ACKMAN: It's not a problem for CP. CP makes less money from transporting oil than almost any other commodity. It's a relatively -- it's single digits percentage of revenue. I think the expectation is it's going to be part of the company going forward, so does it have some impact on growth? But it's the least profitable growth that we have. And obviously the benefits to the economy of energy prices being halved I think overwhelm the -- we make a lot more money on intermodal transportation, retail and businesses that are big beneficiaries, than we'll lose in terms of -- at least, our CEO's point of view.

JOHNSON: I get the sense you really see the U.S. economy as isolated at the moment. Does it feel that way? Over here, I -- maybe not in the U.K., but certainly elsewhere in Europe, it feels really doom and gloom at the moment. You could say the same thing about Japan. You're exuding quite a lot of confidence about the U.S. economy. Is it capable of being isolated from what else is happening and the problems that exist elsewhere?

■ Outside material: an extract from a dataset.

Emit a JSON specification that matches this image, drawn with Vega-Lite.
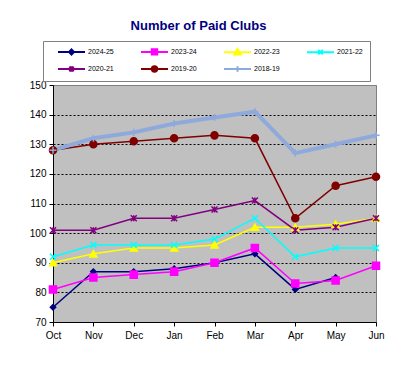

ACKMAN: I would say to some degree. One of the factors that really people are not talking about, if you want to get optimistic about America, just spend time talking to a venture capitalist. The rate of new business formation and the rate of growth of companies that you've never heard of is probably the fastest ever in the history of the global economy. And there really is only one Silicon Valley. So I think we have a number of attributes that are very, very favorable.

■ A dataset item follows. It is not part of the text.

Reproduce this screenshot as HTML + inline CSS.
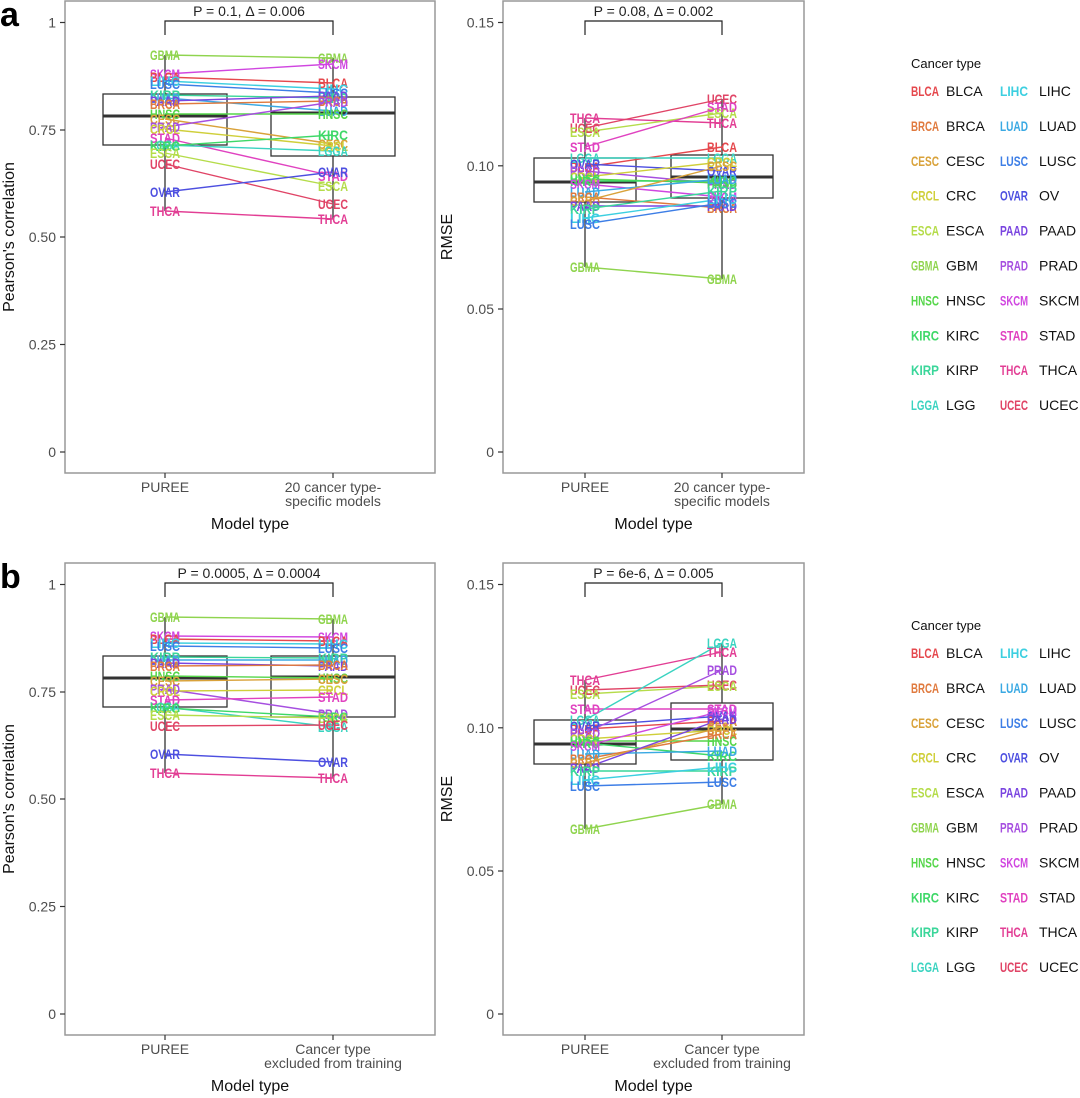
<!DOCTYPE html>
<html><head><meta charset="utf-8">
<style>
html,body{margin:0;padding:0;background:#fff;}
svg{display:block;font-family:"Liberation Sans",Arial,sans-serif;}
</style></head>
<body>
<svg id="s" width="1080" height="1098" viewBox="0 0 1080 1098" xmlns="http://www.w3.org/2000/svg"></svg>
<script>
const C={BLCA:"#e5484d",BRCA:"#e07a3e",CESC:"#d9a23a",CRCL:"#cfcf3a",ESCA:"#b5dc4a",GBMA:"#8fd44e",HNSC:"#55d64a",KIRC:"#3ed868",KIRP:"#3ad69a",LGGA:"#3ad3c0",LIHC:"#3ccfe0",LUAD:"#3aa9e3",LUSC:"#3d7ee6",OVAR:"#4d4fe0",PAAD:"#7a45e0",PRAD:"#a64fe0",SKCM:"#d046e0",STAD:"#e042c0",THCA:"#e23e94",UCEC:"#e04466"};
let h="";
function t(x,y,s,o){o=o||{};h+=`<text x="${x}" y="${y}" font-size="${o.fs||14}" fill="${o.c||'#4d4d4d'}" text-anchor="${o.a||'middle'}" ${o.w?'font-weight="bold"':''} ${o.tl?`textLength="${o.tl}" lengthAdjust="spacingAndGlyphs"`:''}>${s}</text>`;}
function L(x1,y1,x2,y2,c,w){h+=`<line x1="${x1}" y1="${y1}" x2="${x2}" y2="${y2}" stroke="${c}" stroke-width="${w||1.2}"/>`;}
function panel(o){
 const {fx,fw,fy,x1,x2,ticks,ylab,pv,b1,b2,d1,d2,xl2}=o;
 const fh=472;
 h+=`<rect x="${fx}" y="${fy}" width="${fw}" height="${fh}" fill="#fff" stroke="#999" stroke-width="1.5"/>`;
 ticks.forEach(([v,y])=>{L(fx-5,fy+y,fx,fy+y,"#333",1.2);t(fx-9,fy+y+5,v,{a:'end'});});
 [x1,x2].forEach(x=>L(x,fy+fh,x,fy+fh+5,"#333",1.2));
 [[x1,b1],[x2,b2]].forEach(([x,b])=>{
  L(x,fy+b.wt,x,fy+b.q1,"#333",1.3);L(x,fy+b.q3,x,fy+b.wb,"#333",1.3);
  h+=`<rect x="${x-b.hw}" y="${fy+b.q1}" width="${2*b.hw}" height="${b.q3-b.q1}" fill="none" stroke="#333" stroke-width="1.3"/>`;
  L(x-b.hw,fy+b.m,x+b.hw,fy+b.m,"#333",3);
 });
 for(const k in d1){L(x1,fy+d1[k],x2,fy+d2[k],C[k],1.4);}
 for(const k in d1){t(x1,fy+d1[k]+5,k,{fs:14,w:1,c:C[k],tl:30});t(x2,fy+d2[k]+5,k,{fs:14,w:1,c:C[k],tl:30});}
 h+=`<path d="M${x1} ${fy+34}V${fy+20}H${x2}V${fy+34}" fill="none" stroke="#222" stroke-width="1.2"/>`;
 t((x1+x2)/2,fy+15,pv,{fs:14,c:'#222'});
 t(x1,fy+491,"PUREE");
 t(x2,fy+491,xl2[0]);t(x2,fy+505,xl2[1]);
 t(fx+fw/2,fy+528,"Model type",{fs:16,c:'#111'});
 const cy=fy+fh/2;
 h+=`<text x="0" y="0" font-size="16" fill="#111" text-anchor="middle" transform="translate(${fx-51},${cy}) rotate(-90)">${ylab}</text>`;
}
const tL=[["1",21.5],["0.75",129],["0.50",236],["0.25",343.5],["0",451]];
const tR=[["0.15",21.5],["0.10",164.8],["0.05",308],["0",451]];
const aL1={GBMA:54,SKCM:73,BLCA:76,LIHC:80,LUSC:83,KIRP:94,LUAD:97,PAAD:100,BRCA:103,HNSC:113,CESC:118,PRAD:126,CRCL:128,STAD:137,LGGA:144,KIRC:145,ESCA:152,UCEC:163,OVAR:191,THCA:210};
const aL2={GBMA:57,SKCM:63,BLCA:82,LIHC:88,LUSC:92,KIRP:97,LUAD:110,PAAD:95,BRCA:100,HNSC:113,CESC:143,PRAD:101,CRCL:145,STAD:175,LGGA:150,KIRC:134,ESCA:185,UCEC:203,OVAR:171,THCA:218};
const aR1={THCA:117,UCEC:127,ESCA:131,STAD:146,BLCA:166,LGGA:157,OVAR:163,PRAD:170,CRCL:176,HNSC:178,KIRC:180,SKCM:183,LUAD:191,BRCA:196,CESC:200,PAAD:205,KIRP:208,LIHC:217,LUSC:223,GBMA:266};
const aR2={THCA:122,UCEC:98,ESCA:112,STAD:106,BLCA:146,LGGA:157,OVAR:170,PRAD:183,CRCL:161,HNSC:182,KIRC:180,SKCM:196,LUAD:178,BRCA:207,CESC:165,PAAD:205,KIRP:190,LIHC:198,LUSC:202,GBMA:278};
const bL2={GBMA:56,SKCM:74,BLCA:78,LIHC:81,LUSC:85,KIRP:95,LUAD:97,PAAD:103,BRCA:102,HNSC:115,CESC:116,PRAD:151,CRCL:127,STAD:134,LGGA:164,KIRC:154,ESCA:155,UCEC:162,OVAR:199,THCA:215};
const bR2={LGGA:80,THCA:89,PRAD:107,UCEC:122,ESCA:123,STAD:146,SKCM:148,OVAR:153,PAAD:156,BLCA:158,CESC:164,CRCL:167,HNSC:178,LUAD:188,KIRC:193,LIHC:204,KIRP:208,BRCA:171,LUSC:219,GBMA:241};
const xlA=["20 cancer type-","specific models"], xlB=["Cancer type","excluded from training"];
const boxL={hw:62,q1:93,q3:144,m:115,wt:54,wb:210};
const boxR={hw:51,q1:157,q3:201,m:181,wt:117,wb:266};
panel({fx:65,fw:370,fy:1,x1:165,x2:333,ticks:tL,ylab:"Pearson's correlation",pv:"P = 0.1, Δ = 0.006",b1:boxL,b2:{hw:62,q1:96,q3:155,m:112,wt:57,wb:218},d1:aL1,d2:aL2,xl2:xlA});
panel({fx:503,fw:301,fy:1,x1:585,x2:722,ticks:tR,ylab:"RMSE",pv:"P = 0.08, Δ = 0.002",b1:boxR,b2:{hw:51,q1:154,q3:197,m:176,wt:98,wb:278},d1:aR1,d2:aR2,xl2:xlA});
panel({fx:65,fw:370,fy:563,x1:165,x2:333,ticks:tL,ylab:"Pearson's correlation",pv:"P = 0.0005, Δ = 0.0004",b1:boxL,b2:{hw:62,q1:93,q3:154,m:114,wt:56,wb:215},d1:aL1,d2:bL2,xl2:xlB});
panel({fx:503,fw:301,fy:563,x1:585,x2:722,ticks:tR,ylab:"RMSE",pv:"P = 6e-6, Δ = 0.005",b1:boxR,b2:{hw:51,q1:140,q3:197,m:166,wt:80,wb:241},d1:aR1,d2:bR2,xl2:xlB});
h+=`<text x="0" y="26" font-size="34" font-weight="bold" fill="#000">a</text>`;
h+=`<text x="0" y="588" font-size="34" font-weight="bold" fill="#000">b</text>`;
const names=[["BLCA","BLCA","LIHC","LIHC"],["BRCA","BRCA","LUAD","LUAD"],["CESC","CESC","LUSC","LUSC"],["CRCL","CRC","OVAR","OV"],["ESCA","ESCA","PAAD","PAAD"],["GBMA","GBM","PRAD","PRAD"],["HNSC","HNSC","SKCM","SKCM"],["KIRC","KIRC","STAD","STAD"],["KIRP","KIRP","THCA","THCA"],["LGGA","LGG","UCEC","UCEC"]];
[0,562].forEach(off=>{
 t(911,off+68,"Cancer type",{fs:13,c:'#111',a:'start'});
 names.forEach((r,i)=>{const y=off+96+i*34.9;
  t(925,y,r[0],{fs:14,w:1,c:C[r[0]],tl:28});
  t(946,y,r[1],{fs:14,c:'#111',a:'start'});
  t(1014,y,r[2],{fs:14,w:1,c:C[r[2]],tl:28});
  t(1039,y,r[3],{fs:14,c:'#111',a:'start'});
 });
});
document.getElementById("s").innerHTML=h;
</script>
</body></html>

Now, what's interesting, in an economy performing as well as the U.S. is right now, and I think expected to perform, you'd normally see rates rise fairly quickly. So the combination of very low cost of capital plus a meaningful improving economy is an unusual event. And I think stock prices in light of that are actually attractive.

LACQUA: Apart from getting more PR for your firm --

ACKMAN: Not for the firm; for Pershing Square Holdings.

(LAUGHTER)

LACQUA: What is your biggest firm for 2015?

ACKMAN: In terms of my job, I need to find a place to put a big chunk of capital. We've got $6 billion lying around -- or soon to be lying around, and we'll find -- at least $4 billion, perhaps as much as $6 -- so we have to find a place to put that capital. We've always been able to find one or two new things. But there aren't -- I do think it's a very favorable environment for what we do.

LACQUA: Despite the volatility.

ACKMAN: Volatility is a good thing. If you're a long-term investor and you don't have margin leverage and your capital base is stable, then volatility is a positive.

LACQUA: All right, Bill, thank you so much for joining us. Bill Ackman there, CEO and founder of Pershing Square. His rise to the top is the cover story in the February issue of "Bloomberg Markets" magazine.